There are very few, if any, standards in public cloud computing. While converting a VM from one cloud provider's format to another can be simple, moving processes from one provider to another can be much more complicated.

Take network security, for example. The model for networking in VMware's vCloud Air is completely different from AWS. Without getting into the discussion of security tools, both services take a different high-level approach to networking and therefore security. vCloud Air enables layer-2 networking. This means each VM sees the Ethernet network. VMs can be grouped based on Ethernet security zones. This approach is very similar to traditional enterprise networks. AWS hides the layer-2 network from customers. AWS leverages IP-Tables to control VM-to-VM communication. So if two application servers need to communicate with each other, an implicit rule must be created within each instance to allow the communication.

Storage consumption shows a similar difference. AWS leverages its object-based S3 storage solution, while vCloud Air presents traditional block-level storage to its customers. The result is two different administrative models for consuming and managing cloud-based storage.

The difference in infrastructure interfaces adds complexity to workload migration.
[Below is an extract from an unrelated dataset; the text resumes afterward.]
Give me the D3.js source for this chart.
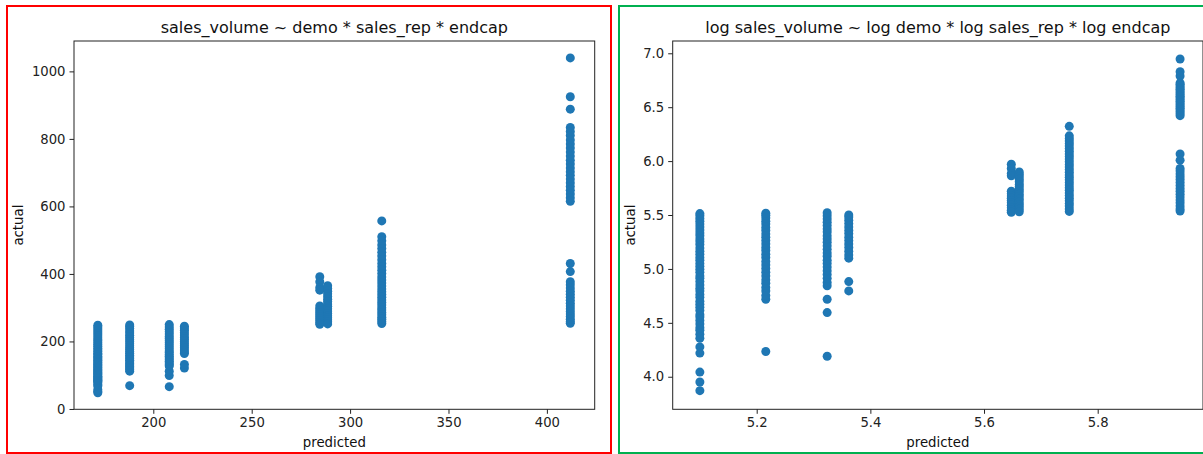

The friction results in lock-in to specific cloud providers. Comparing cloud providers is sometimes an apples-to-oranges comparison, but comparing traditional data center providers is simple. Data center managers can compare environment variables between data center providers as part of the selection criteria. Processes for interfacing with the infrastructure remain the same regardless of the provider of the physical data center.


The public cloud has many advantages for organizations looking to deploy cloud-native applications. However, I struggle to see the advantage of moving traditional enterprise applications to the public cloud. It's a horses-for-courses argument.